§ What needs to be done: Copy each line of the data below exactly, leaving out pictures.
=====
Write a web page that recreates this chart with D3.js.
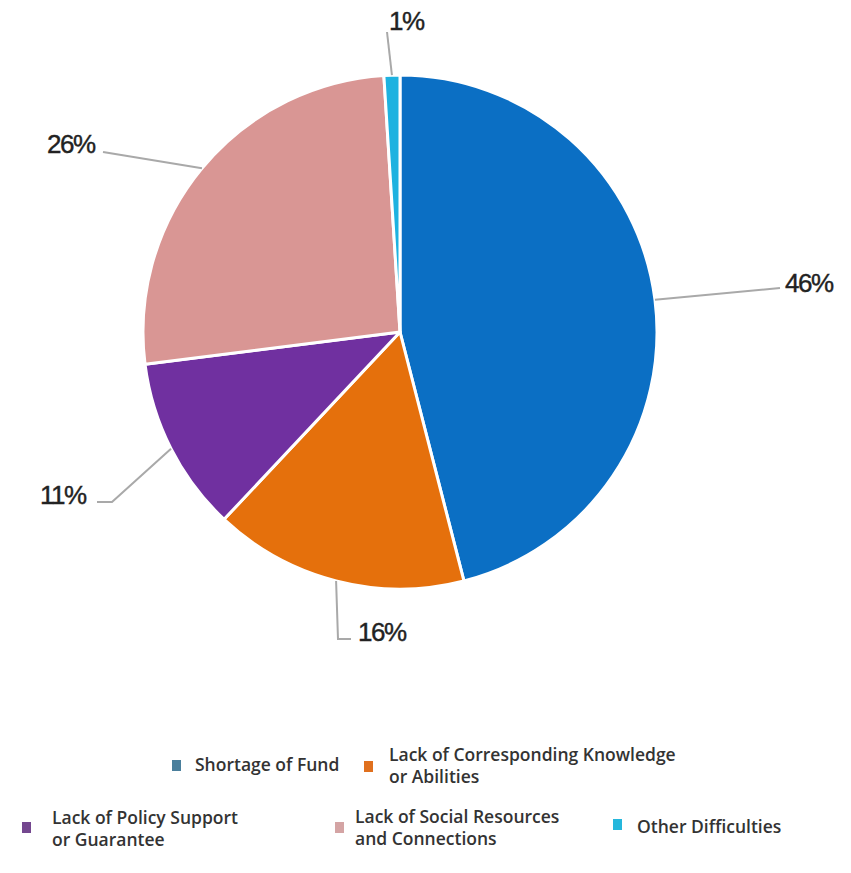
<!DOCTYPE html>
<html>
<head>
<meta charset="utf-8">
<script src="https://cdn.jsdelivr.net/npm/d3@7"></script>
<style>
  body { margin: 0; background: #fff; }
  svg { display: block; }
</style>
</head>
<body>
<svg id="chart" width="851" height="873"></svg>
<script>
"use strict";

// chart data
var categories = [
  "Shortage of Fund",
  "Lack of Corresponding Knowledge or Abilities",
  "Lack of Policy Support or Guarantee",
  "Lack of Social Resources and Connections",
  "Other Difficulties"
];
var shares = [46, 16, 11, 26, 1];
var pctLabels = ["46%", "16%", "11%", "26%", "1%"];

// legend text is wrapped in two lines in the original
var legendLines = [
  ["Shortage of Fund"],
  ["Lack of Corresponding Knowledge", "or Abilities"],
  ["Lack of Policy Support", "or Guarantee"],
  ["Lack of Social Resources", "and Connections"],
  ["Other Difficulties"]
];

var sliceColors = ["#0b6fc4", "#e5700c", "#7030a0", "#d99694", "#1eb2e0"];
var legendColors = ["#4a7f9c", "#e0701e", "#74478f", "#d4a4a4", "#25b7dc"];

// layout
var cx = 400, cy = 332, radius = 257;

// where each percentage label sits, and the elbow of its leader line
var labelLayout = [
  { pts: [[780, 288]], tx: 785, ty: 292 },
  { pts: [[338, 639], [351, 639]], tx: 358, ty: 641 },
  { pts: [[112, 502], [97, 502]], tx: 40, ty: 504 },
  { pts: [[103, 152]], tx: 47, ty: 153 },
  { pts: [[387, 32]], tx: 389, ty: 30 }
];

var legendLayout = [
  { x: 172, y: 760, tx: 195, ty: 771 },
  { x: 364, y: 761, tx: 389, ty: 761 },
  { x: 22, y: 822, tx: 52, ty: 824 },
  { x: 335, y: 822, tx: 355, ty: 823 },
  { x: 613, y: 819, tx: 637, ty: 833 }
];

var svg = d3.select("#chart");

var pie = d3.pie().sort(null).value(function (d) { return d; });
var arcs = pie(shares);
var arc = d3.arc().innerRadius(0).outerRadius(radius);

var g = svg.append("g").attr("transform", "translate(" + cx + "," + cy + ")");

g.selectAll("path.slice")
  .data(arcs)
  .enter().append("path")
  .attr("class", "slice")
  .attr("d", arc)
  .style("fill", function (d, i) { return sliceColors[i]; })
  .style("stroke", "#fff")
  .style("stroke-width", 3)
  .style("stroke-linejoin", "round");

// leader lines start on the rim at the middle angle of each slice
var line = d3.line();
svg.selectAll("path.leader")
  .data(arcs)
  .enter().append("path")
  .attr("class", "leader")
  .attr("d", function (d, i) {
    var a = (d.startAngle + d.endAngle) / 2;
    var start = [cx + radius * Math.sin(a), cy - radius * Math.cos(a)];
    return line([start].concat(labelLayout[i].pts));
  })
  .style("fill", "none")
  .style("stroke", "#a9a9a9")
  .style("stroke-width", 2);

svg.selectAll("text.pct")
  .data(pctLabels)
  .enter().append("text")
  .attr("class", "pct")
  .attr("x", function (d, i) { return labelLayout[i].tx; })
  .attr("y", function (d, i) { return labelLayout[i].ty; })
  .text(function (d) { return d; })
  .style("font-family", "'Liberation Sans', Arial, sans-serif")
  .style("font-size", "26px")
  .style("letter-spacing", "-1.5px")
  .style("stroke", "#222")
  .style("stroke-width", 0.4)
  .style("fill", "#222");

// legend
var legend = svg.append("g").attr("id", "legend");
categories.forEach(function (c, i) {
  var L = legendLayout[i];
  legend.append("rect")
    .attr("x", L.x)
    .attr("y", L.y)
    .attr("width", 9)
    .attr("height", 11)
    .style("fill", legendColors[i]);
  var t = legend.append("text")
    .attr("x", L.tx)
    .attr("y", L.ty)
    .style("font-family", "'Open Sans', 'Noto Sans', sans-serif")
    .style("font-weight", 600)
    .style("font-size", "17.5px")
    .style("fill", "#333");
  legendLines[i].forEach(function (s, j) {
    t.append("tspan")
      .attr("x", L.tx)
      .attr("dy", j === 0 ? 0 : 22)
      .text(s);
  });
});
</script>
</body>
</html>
=====
§ Written solution:
Write a web page that recreates this chart with D3.js.
<!DOCTYPE html>
<html>
<head>
<meta charset="utf-8">
<script src="https://cdn.jsdelivr.net/npm/d3@7"></script>
<style>
  body { margin: 0; background: #fff; }
  svg { display: block; }
</style>
</head>
<body>
<svg id="chart" width="851" height="873"></svg>
<script>
"use strict";

// chart data
var categories = [
  "Shortage of Fund",
  "Lack of Corresponding Knowledge or Abilities",
  "Lack of Policy Support or Guarantee",
  "Lack of Social Resources and Connections",
  "Other Difficulties"
];
var shares = [46, 16, 11, 26, 1];
var pctLabels = ["46%", "16%", "11%", "26%", "1%"];

// legend text is wrapped in two lines in the original
var legendLines = [
  ["Shortage of Fund"],
  ["Lack of Corresponding Knowledge", "or Abilities"],
  ["Lack of Policy Support", "or Guarantee"],
  ["Lack of Social Resources", "and Connections"],
  ["Other Difficulties"]
];

var sliceColors = ["#0b6fc4", "#e5700c", "#7030a0", "#d99694", "#1eb2e0"];
var legendColors = ["#4a7f9c", "#e0701e", "#74478f", "#d4a4a4", "#25b7dc"];

// layout
var cx = 400, cy = 332, radius = 257;

// where each percentage label sits, and the elbow of its leader line
var labelLayout = [
  { pts: [[780, 288]], tx: 785, ty: 292 },
  { pts: [[338, 639], [351, 639]], tx: 358, ty: 641 },
  { pts: [[112, 502], [97, 502]], tx: 40, ty: 504 },
  { pts: [[103, 152]], tx: 47, ty: 153 },
  { pts: [[387, 32]], tx: 389, ty: 30 }
];

var legendLayout = [
  { x: 172, y: 760, tx: 195, ty: 771 },
  { x: 364, y: 761, tx: 389, ty: 761 },
  { x: 22, y: 822, tx: 52, ty: 824 },
  { x: 335, y: 822, tx: 355, ty: 823 },
  { x: 613, y: 819, tx: 637, ty: 833 }
];

var svg = d3.select("#chart");

var pie = d3.pie().sort(null).value(function (d) { return d; });
var arcs = pie(shares);
var arc = d3.arc().innerRadius(0).outerRadius(radius);

var g = svg.append("g").attr("transform", "translate(" + cx + "," + cy + ")");

g.selectAll("path.slice")
  .data(arcs)
  .enter().append("path")
  .attr("class", "slice")
  .attr("d", arc)
  .style("fill", function (d, i) { return sliceColors[i]; })
  .style("stroke", "#fff")
  .style("stroke-width", 3)
  .style("stroke-linejoin", "round");

// leader lines start on the rim at the middle angle of each slice
var line = d3.line();
svg.selectAll("path.leader")
  .data(arcs)
  .enter().append("path")
  .attr("class", "leader")
  .attr("d", function (d, i) {
    var a = (d.startAngle + d.endAngle) / 2;
    var start = [cx + radius * Math.sin(a), cy - radius * Math.cos(a)];
    return line([start].concat(labelLayout[i].pts));
  })
  .style("fill", "none")
  .style("stroke", "#a9a9a9")
  .style("stroke-width", 2);

svg.selectAll("text.pct")
  .data(pctLabels)
  .enter().append("text")
  .attr("class", "pct")
  .attr("x", function (d, i) { return labelLayout[i].tx; })
  .attr("y", function (d, i) { return labelLayout[i].ty; })
  .text(function (d) { return d; })
  .style("font-family", "'Liberation Sans', Arial, sans-serif")
  .style("font-size", "26px")
  .style("letter-spacing", "-1.5px")
  .style("stroke", "#222")
  .style("stroke-width", 0.4)
  .style("fill", "#222");

// legend
var legend = svg.append("g").attr("id", "legend");
categories.forEach(function (c, i) {
  var L = legendLayout[i];
  legend.append("rect")
    .attr("x", L.x)
    .attr("y", L.y)
    .attr("width", 9)
    .attr("height", 11)
    .style("fill", legendColors[i]);
  var t = legend.append("text")
    .attr("x", L.tx)
    .attr("y", L.ty)
    .style("font-family", "'Open Sans', 'Noto Sans', sans-serif")
    .style("font-weight", 600)
    .style("font-size", "17.5px")
    .style("fill", "#333");
  legendLines[i].forEach(function (s, j) {
    t.append("tspan")
      .attr("x", L.tx)
      .attr("dy", j === 0 ? 0 : 22)
      .text(s);
  });
});
</script>
</body>
</html>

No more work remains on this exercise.